Ronda Taylor Bullock
With a critical race theory lens, Dr. Ronda Taylor Bullock studies whiteness and white children’s racial identity construction. She uses education as a means to provide racial equity trainings and programs for youth, parents, and educators. Two of her publications include Racial Identity Construction: A Critical Analysis of White Children Recognizing, Reifying, and Resisting Whiteness, and Raising Conscious Kids: A Community-based Approach.

Sandra Barnes
Rev. Dr. Sandra L. Barnes is an ordained minister, C.V. Starr Professor, and Chair of the Dept. of Sociology at Brown University. Her areas of research and teaching include sociology of religion; inequality, as it pertains to race, class, and gender; urban sociology; statistics; and African American studies. Dr. Barnes’ most recent book, From Jesus to J-Setting: Religious and Sexual Fluidity among Black Young People (University of Georgia Press 2023) chronicles the religious experiences of young Black people with diverse sexual identities.
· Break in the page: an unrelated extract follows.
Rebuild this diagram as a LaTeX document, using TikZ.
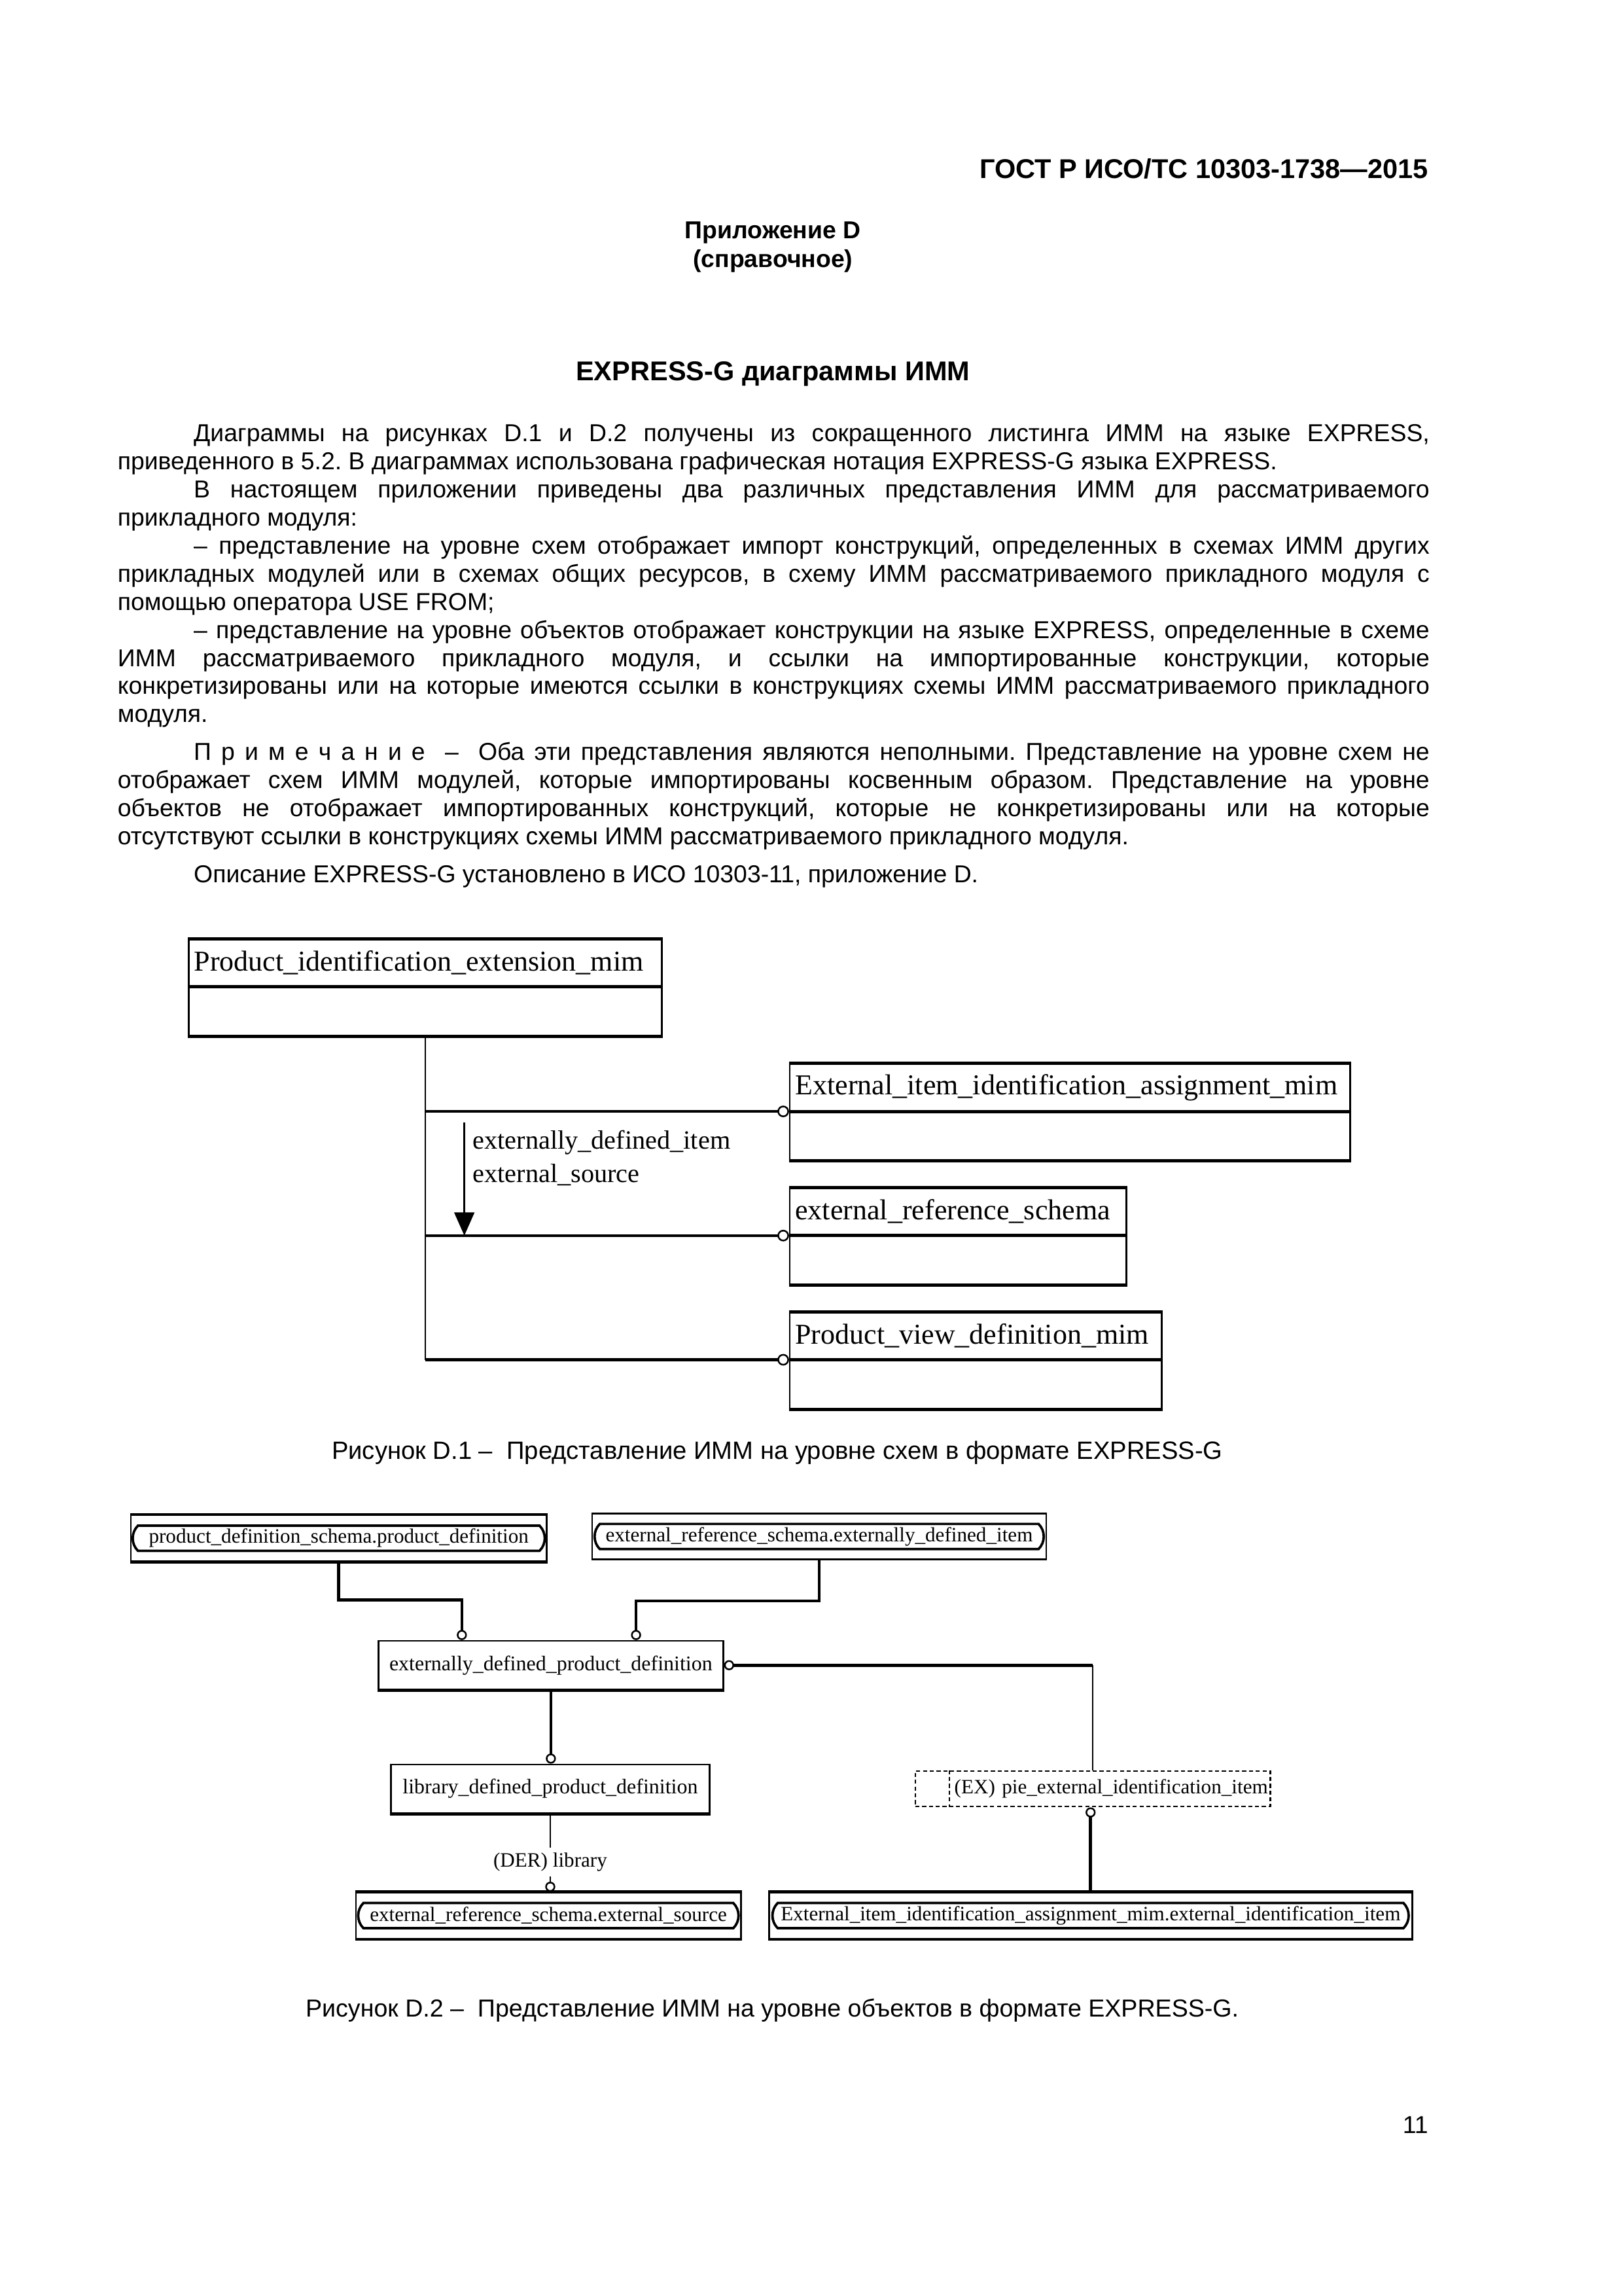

The book examines how the intersection of racial, sexual, gender, and religious identities influence self-expression and lifestyle modalities. Narratives illumine a continuum of decisions – from more traditional (i.e., Black Church participation) to non-traditional (i.e., dancing known as J-Setting and spirituality) – and the corresponding beliefs, values, and experiences that emerge under the ever-present specter of racism, homophobia, heterosexism, and for many, ageism. This mixed-methodological study considers the experiences of 236 young persons who describe efforts to negotiate racially- and sexually-charged spaces in search of security, stability, and safety.
Research Assistants and Fellows

Catherine Kiplagat
Catherine is a freshman majoring in Chemistry hoping to pursue biotech research and is a student-athlete on the track and field team. Catherine participated in the Young Scholars program prior to Duke and researched the effects of black representation on predominately black cities and how mental health impacts recidivism rates in black inmates.

Olanrewaju “Lanre” Adisa
Olanrewaju “Lanre” Adisa is a graduate student in the Duke University School of Medicine and a member of the Health Equity Working Group with the Cook Center.